Social Robots in Therapy
Workshop on Social Robots in Therapy: Focusing on Autonomy and Ethical Challenges
It has been proposed that robots in future therapeutic scenarios should be capable of operating autonomously (sometimes while remaining under the supervision of the therapist) for at least some of the time. A fully autonomous robot might be able to infer and interpret a patient’s intentions in order to understand their behavior and provide real-time adaptive behavior given that patient’s individual needs. However, full autonomy (in the sense that the robot can adapt to any event during the therapeutic sessions) is currently unrealistic and not desired as the robot’s action policy will not be perfect and in certain therapeutic scenarios, every single action executed by the robot should be appropriate to the therapeutic goals, context of the interaction, and the state of the patient. It is the aim of this workshop to reflect on existing RAT robots and ongoing research on HRI in the domestic and care facility contexts. A lot of work has already been completed to understand user needs and design more autonomous robot behaviors, as well as to build platforms and evaluate them in terms of acceptance and usability.

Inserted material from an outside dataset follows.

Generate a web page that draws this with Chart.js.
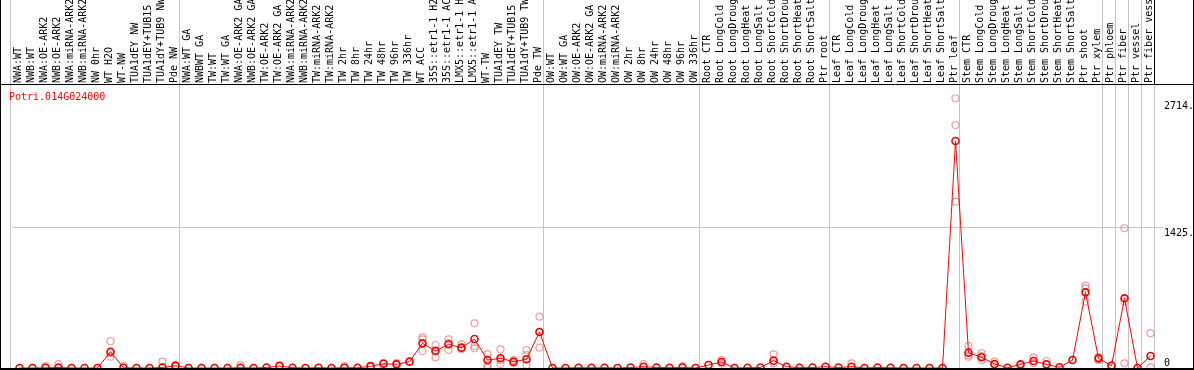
<!DOCTYPE html>
<html><head><meta charset="utf-8">
<script src="https://cdn.jsdelivr.net/npm/chart.js@4"></script>
<style>html,body{margin:0;padding:0;background:#fff;overflow:hidden}canvas{display:block}</style>
</head><body>
<canvas id="c" width="1194" height="370"></canvas>
<script>
const categories = [
 'NWA:WT','NWB:WT','NWA:OE-ARK2','NWB:OE-ARK2','NWA:miRNA-ARK2','NWB:miRNA-ARK2','NW 0hr','WT H2O','WT-NW','TUA1dEY NW','TUA1dEY+TUB15 NW','TUA1dY+TUB9 NW','Pde NW',
 'NWA:WT GA','NWBWT GA','TW:WT','TW:WT GA','NWA:OE-ARK2 GA','NWB:OE-ARK2 GA','TW:OE-ARK2','TW:OE-ARK2 GA','NWA:miRNA-ARK2','NWB:miRNA-ARK2','TW:miRNA-ARK2','TW:miRNA-ARK2','TW 2hr','TW 8hr','TW 24hr','TW 48hr','TW 96hr','TW 336hr','WT ACC','35S::etr1-1 H2O','35S::etr1-1 ACC','LMX5::etr1-1 H2O','LMX5::etr1-1 ACC','WT-TW','TUA1dEY TW','TUA1dEY+TUB15 TW','TUA1dY+TUB9 TW','Pde TW',
 'OW:WT','OW:WT GA','OW:OE-ARK2','OW:OE-ARK2 GA','OW:miRNA-ARK2','OW:miRNA-ARK2','OW 2hr','OW 8hr','OW 24hr','OW 48hr','OW 96hr','OW 336hr',
 'Root CTR','Root LongCold','Root LongDrought','Root LongHeat','Root LongSalt','Root ShortCold','Root ShortDrought','Root ShortHeat','Root ShortSalt','Ptr root',
 'Leaf CTR','Leaf LongCold','Leaf LongDrought','Leaf LongHeat','Leaf LongSalt','Leaf ShortCold','Leaf ShortDrought','Leaf ShortHeat','Leaf ShortSalt','Ptr leaf',
 'Stem CTR','Stem LongCold','Stem LongDrought','Stem LongHeat','Stem LongSalt','Stem ShortCold','Stem ShortDrought','Stem ShortHeat','Stem ShortSalt','Ptr shoot','Ptr xylem',
 'Ptr phloem','Ptr fiber','Ptr vessel','Ptr fiber vessel'
];
const meanValues = [
 0,0,2,5,0,0,0,166,3,0,0,5,23,
 0,0,0,0,3,0,5,20,3,0,3,0,3,2,17,44,37,64,251,173,241,207,295,81,99,64,89,366,
 0,0,3,2,3,0,5,13,5,3,5,0,
 30,61,0,3,5,75,13,3,5,13,
 5,13,0,5,3,0,0,0,0,2310,
 156,109,41,3,37,71,37,7,81,770,98,
 23,709,0,122
];
const replicateA = [
 null,null,20,40,null,null,null,272,23,null,null,64,30,
 null,null,null,null,30,null,null,30,null,null,null,null,20,null,25,0,50,70,312,234,292,241,455,142,190,81,183,522,
 null,null,null,null,null,null,null,40,null,null,20,null,
 null,81,null,null,null,139,null,null,null,null,
 null,48,null,null,null,null,null,null,null,2745,
 224,150,64,null,15,109,71,null,null,838,110,
 30,1422,null,353
];
const replicateB = [
 null,null,null,2,null,null,null,115,null,null,null,10,15,
 null,null,null,null,null,null,null,null,null,null,null,null,0,null,null,50,null,null,173,109,183,190,224,31,41,48,132,207,
 null,null,null,null,null,null,null,null,null,null,null,null,
 null,45,null,null,null,48,null,null,null,null,
 null,null,null,null,null,null,null,null,null,2473,
 115,81,30,null,null,50,null,null,null,675,80,
 null,675,null,7
];
const replicateC = [
 null,null,null,null,null,null,null,150,null,null,null,null,null,
 null,null,null,null,null,null,null,null,null,null,null,null,null,null,null,null,null,null,292,180,250,207,200,3,80,64,31,366,
 null,null,null,null,null,null,null,null,null,null,null,null,
 null,null,null,null,null,null,null,null,null,null,
 null,null,null,null,null,null,null,null,null,1693,
 130,120,null,null,null,null,null,null,null,810,null,
 null,48,null,null
];
const groupStarts = [0,13,41,53,63,73,84,85,86,87,88];
const yTickValues = [0,1425,2714];
const yTickLabels = ['0','1425.','2714.'];
const yMax = 2880;
const geneId = 'Potri.014G024000';

const FONT = {family:'"DejaVu Sans Mono", "Liberation Mono", monospace', size:10};
const GRAY = '#c4c4c4';

const decor = {
  id:'decor',
  beforeDraw(chart){
    const {ctx, scales:{x, y}} = chart;
    const items = y.getLabelItems();
    items.forEach(it => { if (it.label === yTickLabels[0]) it.options.textBaseline = 'bottom'; });
    ctx.save();
    ctx.lineWidth = 1;
    groupStarts.forEach((k, i) => {
      const px = Math.round(x.getPixelForValue(k - 0.5) - 3) + 0.5;
      ctx.strokeStyle = GRAY;
      ctx.beginPath(); ctx.moveTo(px, 0); ctx.lineTo(px, chart.height); ctx.stroke();
      if (i === groupStarts.length - 1) {
        ctx.strokeStyle = '#000';
        ctx.beginPath(); ctx.moveTo(px, 0); ctx.lineTo(px, chart.chartArea.top); ctx.stroke();
      }
    });
    ctx.restore();
  },
  afterDraw(chart){
    const {ctx, chartArea:a, width, height} = chart;
    ctx.save();
    ctx.strokeStyle = '#000';
    ctx.lineWidth = 1;
    ctx.beginPath();
    ctx.moveTo(0, a.top - 0.5); ctx.lineTo(width, a.top - 0.5);
    ctx.moveTo(0.5, 0); ctx.lineTo(0.5, height);
    ctx.moveTo(width - 0.5, 0); ctx.lineTo(width - 0.5, height);
    ctx.stroke();
    ctx.lineWidth = 2;
    ctx.beginPath(); ctx.moveTo(0, height - 1); ctx.lineTo(width, height - 1); ctx.stroke();
    ctx.fillStyle = '#ff0000';
    ctx.font = '10px ' + FONT.family;
    ctx.textBaseline = 'middle';
    ctx.textAlign = 'left';
    ctx.fillText(geneId, a.left - 4, a.top + 12);
    ctx.restore();
  }
};

const repStyle = {
  type:'line', showLine:false, pointRadius:3.5, pointBorderWidth:1.2,
  pointBorderColor:'rgba(238,130,130,0.8)', pointBackgroundColor:'rgba(0,0,0,0)', clip:false
};

new Chart(document.getElementById('c'), {
  type:'line',
  data:{
    labels: categories,
    datasets:[
      {data: meanValues, borderColor:'#ff0000', borderWidth:1, tension:0,
       pointRadius:3.5, pointBorderWidth:1.6, pointBorderColor:'#ee0000',
       pointBackgroundColor:'rgba(0,0,0,0)', clip:false},
      Object.assign({data: replicateA}, repStyle),
      Object.assign({data: replicateB}, repStyle),
      Object.assign({data: replicateC}, repStyle)
    ]
  },
  options:{
    responsive:false, animation:false, devicePixelRatio:1,
    layout:{autoPadding:false, padding:{left:13, right:0, top:0, bottom:2}},
    plugins:{legend:{display:false}, tooltip:{enabled:false}, title:{display:false}},
    scales:{
      x:{
        position:'top', offset:true,
        grid:{display:false, drawTicks:false}, border:{display:false},
        ticks:{autoSkip:false, minRotation:90, maxRotation:90, padding:2, labelOffset:11,
               color:'#000', font:FONT},
        afterFit(s){ s.height = 85; s.paddingLeft = 0; s.paddingRight = 0; }
      },
      y:{
        position:'right', min:0, max:yMax,
        afterBuildTicks(s){ s.ticks = yTickValues.map(v => ({value:v})); },
        grid:{drawTicks:true, tickLength:6,
              color: c => (c.tick && c.tick.value === yTickValues[1]) ? GRAY : 'rgba(0,0,0,0)'},
        border:{display:false},
        ticks:{align:'start', padding:1, color:'#000', font:FONT,
               callback:(v, i) => yTickLabels[i]},
        afterFit(s){ s.width = 37; s.paddingTop = 0; s.paddingBottom = 0; }
      }
    }
  },
  plugins:[decor]
});
</script>
</body></html>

In this workshop we want to gather, compare, and combine knowledge gained in various HRI projects with robots in therapy in the US, Europe, and Asia. This should lead to a broader understanding of how increasing the degree of autonomy of the robots might affect therapies as well as the design and ethical challenges of health-care robots.
Topics of Interest:
- Shared or full autonomy in robots in therapy
- Adaptive mechanisms for robot used in therapy
- Engagement in therapeutic human-robot interaction
- Ethical systems and challenges for robots in therapy
- Identified user needs at home and in-patient care facilities
- Acceptance studies on social robots used in therapy
- Patient-centered HRI studies
- Long-term therapeutic interaction studies
- Clinical validation of robot-assisted therapies.
The primary audience of the workshop are researchers in the field of HRI and RAT. In particular researchers working with the elderly, individuals with physical impairments and in rehabilitation therapy, and individuals with cognitive disabilities, patient-centered HRI evaluation, and ethical and moral implications will be interested in this workshop. In general, we are convinced that this workshop will attract a broad target audience, as the topic is of huge interest in the community. As we want to address both sides of the topic, namely the patient-centered and the robotic-centered perspective we expect an interdisciplinary audience.